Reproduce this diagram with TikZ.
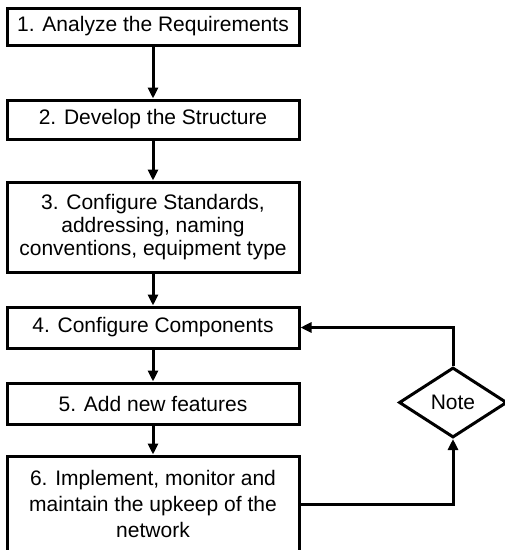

____________________

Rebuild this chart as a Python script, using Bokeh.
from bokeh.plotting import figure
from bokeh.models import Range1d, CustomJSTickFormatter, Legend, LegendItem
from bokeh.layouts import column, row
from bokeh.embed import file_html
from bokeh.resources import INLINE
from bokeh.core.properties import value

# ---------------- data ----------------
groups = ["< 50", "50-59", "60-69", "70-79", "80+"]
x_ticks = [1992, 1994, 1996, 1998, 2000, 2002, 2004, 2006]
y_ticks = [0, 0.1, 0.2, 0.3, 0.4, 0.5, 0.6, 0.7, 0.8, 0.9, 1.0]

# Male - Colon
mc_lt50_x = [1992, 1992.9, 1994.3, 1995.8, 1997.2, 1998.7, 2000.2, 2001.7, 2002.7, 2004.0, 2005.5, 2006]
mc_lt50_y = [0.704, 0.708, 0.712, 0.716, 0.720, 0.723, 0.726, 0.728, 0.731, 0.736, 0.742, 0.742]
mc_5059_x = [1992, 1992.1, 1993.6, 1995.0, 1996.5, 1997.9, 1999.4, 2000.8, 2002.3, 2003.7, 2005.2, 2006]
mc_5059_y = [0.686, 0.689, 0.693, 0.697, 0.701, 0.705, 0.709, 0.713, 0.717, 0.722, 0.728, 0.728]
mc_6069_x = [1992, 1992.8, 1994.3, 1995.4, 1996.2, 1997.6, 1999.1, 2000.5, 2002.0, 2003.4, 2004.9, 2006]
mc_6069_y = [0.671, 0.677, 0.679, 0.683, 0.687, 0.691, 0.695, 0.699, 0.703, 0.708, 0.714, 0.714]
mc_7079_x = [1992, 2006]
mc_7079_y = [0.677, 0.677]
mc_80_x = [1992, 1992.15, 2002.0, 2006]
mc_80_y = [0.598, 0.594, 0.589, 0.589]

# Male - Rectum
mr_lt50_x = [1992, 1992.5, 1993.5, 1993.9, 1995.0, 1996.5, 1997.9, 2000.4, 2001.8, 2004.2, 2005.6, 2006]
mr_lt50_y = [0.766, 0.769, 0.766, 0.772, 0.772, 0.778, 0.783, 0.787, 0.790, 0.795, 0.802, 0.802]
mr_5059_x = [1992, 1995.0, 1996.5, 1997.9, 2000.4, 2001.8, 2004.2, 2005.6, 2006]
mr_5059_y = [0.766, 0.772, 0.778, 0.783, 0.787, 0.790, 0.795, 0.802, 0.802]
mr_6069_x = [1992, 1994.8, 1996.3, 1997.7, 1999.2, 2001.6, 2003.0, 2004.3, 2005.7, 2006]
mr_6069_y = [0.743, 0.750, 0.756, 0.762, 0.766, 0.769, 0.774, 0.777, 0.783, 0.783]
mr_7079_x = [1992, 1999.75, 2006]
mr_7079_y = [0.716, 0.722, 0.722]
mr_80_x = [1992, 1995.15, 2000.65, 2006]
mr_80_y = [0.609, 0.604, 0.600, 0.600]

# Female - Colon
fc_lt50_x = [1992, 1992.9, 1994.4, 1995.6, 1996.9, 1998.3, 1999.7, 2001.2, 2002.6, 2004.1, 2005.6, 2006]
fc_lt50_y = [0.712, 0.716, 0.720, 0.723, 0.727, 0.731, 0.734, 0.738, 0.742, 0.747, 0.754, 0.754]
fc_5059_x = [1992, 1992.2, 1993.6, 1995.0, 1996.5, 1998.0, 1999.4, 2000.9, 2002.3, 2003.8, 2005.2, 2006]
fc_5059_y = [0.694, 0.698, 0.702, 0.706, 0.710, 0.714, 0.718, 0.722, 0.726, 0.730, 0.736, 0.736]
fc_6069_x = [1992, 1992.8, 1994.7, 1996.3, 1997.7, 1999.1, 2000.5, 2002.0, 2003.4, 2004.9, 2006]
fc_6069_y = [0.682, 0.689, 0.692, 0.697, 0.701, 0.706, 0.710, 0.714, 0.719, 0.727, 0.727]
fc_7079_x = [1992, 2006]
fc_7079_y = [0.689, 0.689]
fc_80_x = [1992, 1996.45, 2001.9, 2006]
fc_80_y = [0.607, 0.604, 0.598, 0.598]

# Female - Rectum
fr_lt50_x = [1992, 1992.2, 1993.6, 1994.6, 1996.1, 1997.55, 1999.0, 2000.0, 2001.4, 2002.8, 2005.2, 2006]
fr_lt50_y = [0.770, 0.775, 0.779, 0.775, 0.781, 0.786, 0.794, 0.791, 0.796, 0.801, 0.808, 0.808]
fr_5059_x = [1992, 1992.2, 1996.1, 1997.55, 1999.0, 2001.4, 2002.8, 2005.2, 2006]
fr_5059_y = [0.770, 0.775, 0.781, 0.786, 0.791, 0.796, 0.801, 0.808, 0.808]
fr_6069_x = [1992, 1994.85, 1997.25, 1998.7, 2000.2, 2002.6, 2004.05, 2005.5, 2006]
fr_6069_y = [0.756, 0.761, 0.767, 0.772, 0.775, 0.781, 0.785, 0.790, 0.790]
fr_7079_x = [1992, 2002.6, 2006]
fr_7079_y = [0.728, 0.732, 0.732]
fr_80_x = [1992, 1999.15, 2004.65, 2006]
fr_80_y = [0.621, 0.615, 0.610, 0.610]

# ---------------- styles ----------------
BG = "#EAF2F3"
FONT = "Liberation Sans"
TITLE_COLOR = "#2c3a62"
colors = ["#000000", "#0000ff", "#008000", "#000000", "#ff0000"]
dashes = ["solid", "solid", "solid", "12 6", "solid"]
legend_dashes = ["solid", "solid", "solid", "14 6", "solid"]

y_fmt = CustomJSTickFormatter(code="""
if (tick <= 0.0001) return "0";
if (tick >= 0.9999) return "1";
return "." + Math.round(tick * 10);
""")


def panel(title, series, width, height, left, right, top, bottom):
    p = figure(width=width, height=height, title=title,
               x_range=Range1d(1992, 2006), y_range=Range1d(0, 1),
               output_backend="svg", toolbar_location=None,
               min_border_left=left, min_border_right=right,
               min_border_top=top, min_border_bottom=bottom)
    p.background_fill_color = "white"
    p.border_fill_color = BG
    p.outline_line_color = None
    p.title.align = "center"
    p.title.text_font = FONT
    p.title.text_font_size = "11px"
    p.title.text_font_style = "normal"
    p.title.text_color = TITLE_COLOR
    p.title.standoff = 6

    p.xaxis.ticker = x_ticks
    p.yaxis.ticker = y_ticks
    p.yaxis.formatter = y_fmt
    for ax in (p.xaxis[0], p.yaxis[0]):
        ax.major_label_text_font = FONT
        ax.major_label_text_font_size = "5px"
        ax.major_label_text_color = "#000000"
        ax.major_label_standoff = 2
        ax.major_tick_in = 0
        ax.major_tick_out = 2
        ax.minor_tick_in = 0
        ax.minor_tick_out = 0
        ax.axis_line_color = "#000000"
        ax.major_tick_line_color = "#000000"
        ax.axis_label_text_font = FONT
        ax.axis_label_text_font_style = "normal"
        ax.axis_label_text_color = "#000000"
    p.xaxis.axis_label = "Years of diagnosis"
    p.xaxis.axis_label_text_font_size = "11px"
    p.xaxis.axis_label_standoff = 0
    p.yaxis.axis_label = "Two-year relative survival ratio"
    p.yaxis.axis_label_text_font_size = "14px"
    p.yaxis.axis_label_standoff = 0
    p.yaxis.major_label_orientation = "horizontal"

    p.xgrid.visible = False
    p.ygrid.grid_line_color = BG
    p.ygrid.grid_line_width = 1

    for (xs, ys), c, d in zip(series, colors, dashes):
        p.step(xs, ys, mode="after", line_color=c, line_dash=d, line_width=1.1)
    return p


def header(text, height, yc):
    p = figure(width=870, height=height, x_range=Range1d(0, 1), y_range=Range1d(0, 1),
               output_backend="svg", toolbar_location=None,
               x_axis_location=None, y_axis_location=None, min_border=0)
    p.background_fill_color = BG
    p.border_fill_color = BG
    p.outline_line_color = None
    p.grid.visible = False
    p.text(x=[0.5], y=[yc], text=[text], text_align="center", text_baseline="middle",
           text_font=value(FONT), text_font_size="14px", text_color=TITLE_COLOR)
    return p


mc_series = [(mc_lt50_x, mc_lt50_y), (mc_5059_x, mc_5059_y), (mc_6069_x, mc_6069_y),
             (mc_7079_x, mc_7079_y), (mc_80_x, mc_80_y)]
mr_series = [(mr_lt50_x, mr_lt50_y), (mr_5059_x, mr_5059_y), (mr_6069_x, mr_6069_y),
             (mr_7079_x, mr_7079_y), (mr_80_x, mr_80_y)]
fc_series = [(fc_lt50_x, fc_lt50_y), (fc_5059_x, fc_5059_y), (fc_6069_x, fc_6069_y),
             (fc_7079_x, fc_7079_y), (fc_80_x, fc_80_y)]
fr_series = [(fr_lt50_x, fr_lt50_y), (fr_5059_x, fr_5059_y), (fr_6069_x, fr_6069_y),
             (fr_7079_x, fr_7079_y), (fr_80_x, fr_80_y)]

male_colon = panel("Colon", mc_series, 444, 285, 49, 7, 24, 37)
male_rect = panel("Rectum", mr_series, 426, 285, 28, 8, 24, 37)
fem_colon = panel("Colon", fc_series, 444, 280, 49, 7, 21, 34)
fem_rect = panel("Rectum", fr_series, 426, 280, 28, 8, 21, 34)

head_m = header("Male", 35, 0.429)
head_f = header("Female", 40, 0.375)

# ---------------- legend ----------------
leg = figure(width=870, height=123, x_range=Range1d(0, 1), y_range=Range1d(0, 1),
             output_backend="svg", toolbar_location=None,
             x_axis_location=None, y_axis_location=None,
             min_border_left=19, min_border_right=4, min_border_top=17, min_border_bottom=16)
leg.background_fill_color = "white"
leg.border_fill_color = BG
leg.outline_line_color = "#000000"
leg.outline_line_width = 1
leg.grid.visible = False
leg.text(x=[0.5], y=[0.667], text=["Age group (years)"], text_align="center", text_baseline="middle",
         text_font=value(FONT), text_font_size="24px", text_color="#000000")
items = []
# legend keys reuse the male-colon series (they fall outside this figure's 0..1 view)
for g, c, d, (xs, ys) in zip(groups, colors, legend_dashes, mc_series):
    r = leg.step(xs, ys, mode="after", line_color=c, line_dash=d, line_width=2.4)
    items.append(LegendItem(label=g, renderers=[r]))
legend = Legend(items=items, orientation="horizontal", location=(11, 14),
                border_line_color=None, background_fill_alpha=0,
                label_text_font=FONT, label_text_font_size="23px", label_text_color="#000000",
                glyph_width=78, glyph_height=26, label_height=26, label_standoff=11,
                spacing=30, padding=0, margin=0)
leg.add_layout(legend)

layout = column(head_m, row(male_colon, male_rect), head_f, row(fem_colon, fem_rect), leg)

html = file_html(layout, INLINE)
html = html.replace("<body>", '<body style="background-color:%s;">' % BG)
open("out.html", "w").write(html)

____________________

### Exercise prompt
Among the lines above, find the one with "Rebuild this chart" and the one with "0.8, 0.9, 1.0]". Quote both and everything between them, exactly.

### Task answer
Rebuild this chart as a Python script, using Bokeh.
from bokeh.plotting import figure
from bokeh.models import Range1d, CustomJSTickFormatter, Legend, LegendItem
from bokeh.layouts import column, row
from bokeh.embed import file_html
from bokeh.resources import INLINE
from bokeh.core.properties import value

# ---------------- data ----------------
groups = ["< 50", "50-59", "60-69", "70-79", "80+"]
x_ticks = [1992, 1994, 1996, 1998, 2000, 2002, 2004, 2006]
y_ticks = [0, 0.1, 0.2, 0.3, 0.4, 0.5, 0.6, 0.7, 0.8, 0.9, 1.0]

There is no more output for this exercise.